An underestimated role 

“Brothers and sisters, choose seven men from among you who are known to be full of the Spirit and wisdom.  We will turn this responsibility over to them and will give our attention to prayer and the ministry of the word.” (Acts 6:3-4).

Back in its early days, the church in Jerusalem faced a problem.  It wasn’t a nasty problem like the flogging of the apostles by the Jewish authorities or the dishonesty of Ananias and Sapphira.  It was, in a sense, a ‘good’ problem, brought on by growth.  But it was still a problem.

These early Christians used to distribute food to widows.  But as numbers increased, some were being overlooked.  They complained.  The system had been strained to breaking point.

One might have thought that the simple answer would have been for the leadership to work harder, keep better lists or the like.  But Luke tells us how in fact the apostles recognised a danger behind the problem.  They called the church together and said, “It would not be right for us to neglect the ministry of the word in order to wait on tables.”

On a first reading that might sound like snobbery - “We’re too good to do this humdrum stuff”.  That is far from the case.  The danger the apostles detected was that simply, in terms of hours in the day, the ministry of the word (to Christians and non-Christians) would get neglected.  This, they knew, would be to apply a tourniquet to the church’s life blood.

Nor does their answer mean that the ministry to widows was unimportant.  No, for they picked seven of the best men they could find to do it.  Here, many would see the origins of the office of deacons, carrying out some of a church’s practical tasks.

What was true then is just as true today.  It is so easy for pastors to get overwhelmed with practical tasks and unable to be properly engaged in preaching and teaching.  Many a church suffers from this.

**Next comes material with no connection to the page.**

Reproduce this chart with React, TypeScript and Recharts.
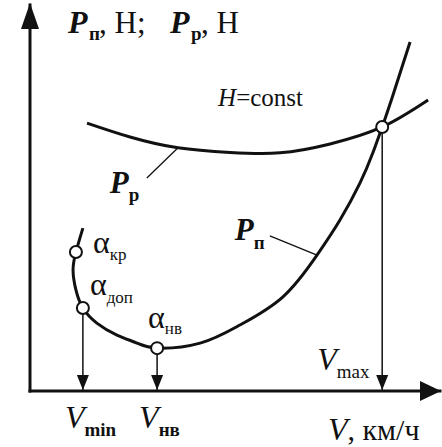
import React from 'react';
import {
  ComposedChart,
  Line,
  XAxis,
  YAxis,
  ReferenceDot,
  ReferenceLine,
  Label,
} from 'recharts';

// Required thrust P_п(V): the left branch turns back at high angles of attack
const requiredV = [12.9, 11.2, 10.5, 11.2, 12.9, 16.3, 21.2, 26.1, 31.0, 41.5, 51.2, 61.7, 70.0, 75.6, 80.5, 83.7, 85.9, 88.3, 92.7];
const requiredP = [42.2, 36.0, 31.3, 26.2, 21.5, 17.6, 14.5, 12.4, 11.1, 12.4, 17.1, 24.4, 35.2, 44.3, 53.9, 61.9, 68.4, 75.9, 90.4];

// Available thrust P_р(V) at H = const
const availableV = [13.9, 24.4, 36.1, 48.8, 61.0, 73.2, 85.9, 97.1];
const availableP = [69.4, 65.8, 63.0, 61.8, 61.7, 64.0, 68.4, 75.4];

// Characteristic points on the P_п curve (indices into the arrays above)
const CR = 1; // α_кр
const DOP = 4; // α_доп  -> V_min
const NV = 8; // α_нв   -> V_нв
const MAX = 16; // P_п = P_р -> V_max

const tickSubs = ['min', 'нв'];

const requiredData = requiredV.map((v, i) => ({ v, p: requiredP[i] }));
const availableData = availableV.map((v, i) => ({ v, p: availableP[i] }));

const INK = '#111';
const SERIF = "'Liberation Serif', 'Times New Roman', 'DejaVu Serif', serif";
const F = { fontFamily: SERIF };

const W = 442;
const H = 447;

// Text placed relative to a data point, offsets in px
const caption = (
  key: string,
  v: number,
  p: number,
  dx: number,
  dy: number,
  content: React.ReactNode,
) => (
  <ReferenceDot
    key={key}
    x={v}
    y={p}
    r={1}
    ifOverflow="visible"
    shape={(props: any) => (
      <text x={props.cx + dx} y={props.cy + dy} style={F} fill={INK}>
        {content}
      </text>
    )}
  />
);

const openDot = (key: string, v: number, p: number) => (
  <ReferenceDot
    key={key}
    x={v}
    y={p}
    r={6}
    fill="#fff"
    stroke={INK}
    strokeWidth={2}
    ifOverflow="visible"
  />
);

const dropArrow = (key: string, v: number, p: number) => [
  <ReferenceLine
    key={key + '-l'}
    segment={[
      { x: v, y: p },
      { x: v, y: 0 },
    ]}
    stroke={INK}
    strokeWidth={1.5}
    ifOverflow="visible"
  />,
  <ReferenceDot
    key={key + '-h'}
    x={v}
    y={0}
    r={1}
    ifOverflow="visible"
    shape={(props: any) => (
      <polygon
        points={`${props.cx - 6},${props.cy - 16} ${props.cx + 6},${props.cy - 16} ${props.cx},${props.cy - 1}`}
        fill={INK}
      />
    )}
  />,
];

const VTick = (props: any) => {
  const { x, y, index } = props;
  return (
    <text x={x - 18} y={y + 37} style={F} fill={INK}>
      <tspan style={F} fontStyle="italic" fontSize={32}>V</tspan>
      <tspan style={F} fontSize={19} fontWeight="bold" dy={8}>{tickSubs[index]}</tspan>
    </text>
  );
};

const AxisTitle = (props: any) => {
  const vb = props.viewBox || { x: 30, y: 391, width: 410 };
  return (
    <text x={vb.x + 298} y={vb.y + 49} style={F} fill={INK}>
      <tspan style={F} fontStyle="italic" fontSize={32}>V</tspan>
      <tspan style={F} fontSize={30}>, км/ч</tspan>
    </text>
  );
};

export default function App() {
  return (
    <div style={{ position: 'absolute', left: 0, top: 0, width: W, height: H, background: '#fff' }}>
      <ComposedChart width={W} height={H} margin={{ top: 5, right: 2, bottom: 0, left: 0 }}>
        <XAxis
          type="number"
          dataKey="v"
          domain={[0, 100]}
          ticks={[requiredV[DOP], requiredV[NV]]}
          interval={0}
          tick={<VTick />}
          tickLine={false}
          tickSize={0}
          tickMargin={0}
          height={56}
          axisLine={{ stroke: INK, strokeWidth: 3, strokeLinecap: 'square' }}
        >
          <Label content={<AxisTitle />} />
        </XAxis>
        <YAxis
          type="number"
          domain={[0, 100]}
          width={30}
          tick={false}
          tickLine={false}
          axisLine={{ stroke: INK, strokeWidth: 3, strokeLinecap: 'square' }}
        />

        {/* axis arrowheads */}
        <ReferenceDot
          x={0}
          y={100}
          r={1}
          ifOverflow="visible"
          shape={(props: any) => (
            <polygon
              points={`${props.cx},${props.cy - 2} ${props.cx - 9},${props.cy + 24} ${props.cx + 9},${props.cy + 24}`}
              fill={INK}
            />
          )}
        />
        <ReferenceDot
          x={100}
          y={0}
          r={1}
          ifOverflow="visible"
          shape={(props: any) => (
            <polygon
              points={`${props.cx + 1},${props.cy} ${props.cx - 20},${props.cy - 10} ${props.cx - 20},${props.cy + 10}`}
              fill={INK}
            />
          )}
        />

        <Line
          data={availableData}
          dataKey="p"
          type="natural"
          stroke={INK}
          strokeWidth={3}
          dot={false}
          isAnimationActive={false}
        />
        <Line
          data={requiredData}
          dataKey="p"
          type="natural"
          stroke={INK}
          strokeWidth={3}
          dot={false}
          isAnimationActive={false}
        />

        {/* leader lines to the curve labels */}
        <ReferenceLine
          segment={[
            { x: availableV[2], y: availableP[2] },
            { x: 28.5, y: 55.2 },
          ]}
          stroke={INK}
          strokeWidth={1.3}
        />
        <ReferenceLine
          segment={[
            { x: requiredV[12], y: requiredP[12] },
            { x: 58.5, y: 40.2 },
          ]}
          stroke={INK}
          strokeWidth={1.3}
        />

        {dropArrow('vmin', requiredV[DOP], requiredP[DOP])}
        {dropArrow('vnv', requiredV[NV], requiredP[NV])}
        {dropArrow('vmax', requiredV[MAX], requiredP[MAX])}

        {openDot('cr', requiredV[CR], requiredP[CR])}
        {openDot('dop', requiredV[DOP], requiredP[DOP])}
        {openDot('nv', requiredV[NV], requiredP[NV])}
        {openDot('max', requiredV[MAX], requiredP[MAX])}

        {caption(
          'ytitle',
          0,
          100,
          0,
          28,
          <>
            <tspan style={F} x={68} fontStyle="italic" fontWeight="bold" fontSize={32}>P</tspan>
            <tspan style={F} x={89} fontWeight="bold" fontSize={19} dy={7}>п</tspan>
            <tspan style={F} x={99} fontSize={31} dy={-7}>, Н;</tspan>
            <tspan style={F} x={170} fontStyle="italic" fontWeight="bold" fontSize={32}>P</tspan>
            <tspan style={F} x={191} fontWeight="bold" fontSize={19} dy={7}>р</tspan>
            <tspan style={F} x={201} fontSize={31} dy={-7}>, Н</tspan>
          </>,
        )}
        {caption(
          'hconst',
          availableV[3],
          availableP[3],
          -12,
          -46,
          <>
            <tspan style={F} fontStyle="italic" fontSize={25}>H</tspan>
            <tspan style={F} fontSize={25}>=const</tspan>
          </>,
        )}
        {caption(
          'pp',
          28.5,
          55.2,
          -37,
          15,
          <>
            <tspan style={F} fontStyle="italic" fontWeight="bold" fontSize={31}>P</tspan>
            <tspan style={F} fontWeight="bold" fontSize={19} dy={8}>р</tspan>
          </>,
        )}
        {caption(
          'pn',
          58.5,
          40.2,
          -35,
          4,
          <>
            <tspan style={F} fontStyle="italic" fontWeight="bold" fontSize={31}>P</tspan>
            <tspan style={F} fontWeight="bold" fontSize={19} dy={9}>п</tspan>
          </>,
        )}
        {caption(
          'acr',
          requiredV[CR],
          requiredP[CR],
          17,
          1,
          <>
            <tspan style={F} fontSize={32}>α</tspan>
            <tspan style={F} fontSize={17} dy={7}>кр</tspan>
          </>,
        )}
        {caption(
          'adop',
          requiredV[DOP],
          requiredP[DOP],
          7,
          -13,
          <>
            <tspan style={F} fontSize={32}>α</tspan>
            <tspan style={F} fontSize={17} dy={8}>доп</tspan>
          </>,
        )}
        {caption(
          'anv',
          requiredV[NV],
          requiredP[NV],
          -9,
          -20,
          <>
            <tspan style={F} fontSize={32}>α</tspan>
            <tspan style={F} fontSize={17} dy={6}>нв</tspan>
          </>,
        )}
        {caption(
          'vmax',
          requiredV[MAX],
          0,
          -65,
          -21,
          <>
            <tspan style={F} fontStyle="italic" fontSize={32}>V</tspan>
            <tspan style={F} fontSize={19} dy={8}>max</tspan>
          </>,
        )}
      </ComposedChart>
    </div>
  );
}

So we need those who will carry out these administrative tasks with servant-hearted wisdom.  Strikingly, those who were chosen had to be full of the Holy Spirit and wisdom - not just good at admin!  As we learn later in Acts, two of them, Stephen and Philip went on to be greatly used by God as preachers.  It is a mistake when looking for an administrator to look only for admin skills, rather than Biblical wisdom and Christian maturity.

Let me go further.  Some of those who undertake these tasks will be those who might also be suitable for pastoral ministry.  And some of those on training courses such as the marvellous Cornhill Training Course in London might do well to consider church administration as a real ministry for which this training has equipped them.

Such people will not be short of opportunities.  So many churches, including ours, are looking for such servants!

Such ministry is not a second best.  This is a vital ministry and recognised as such in the New Testament.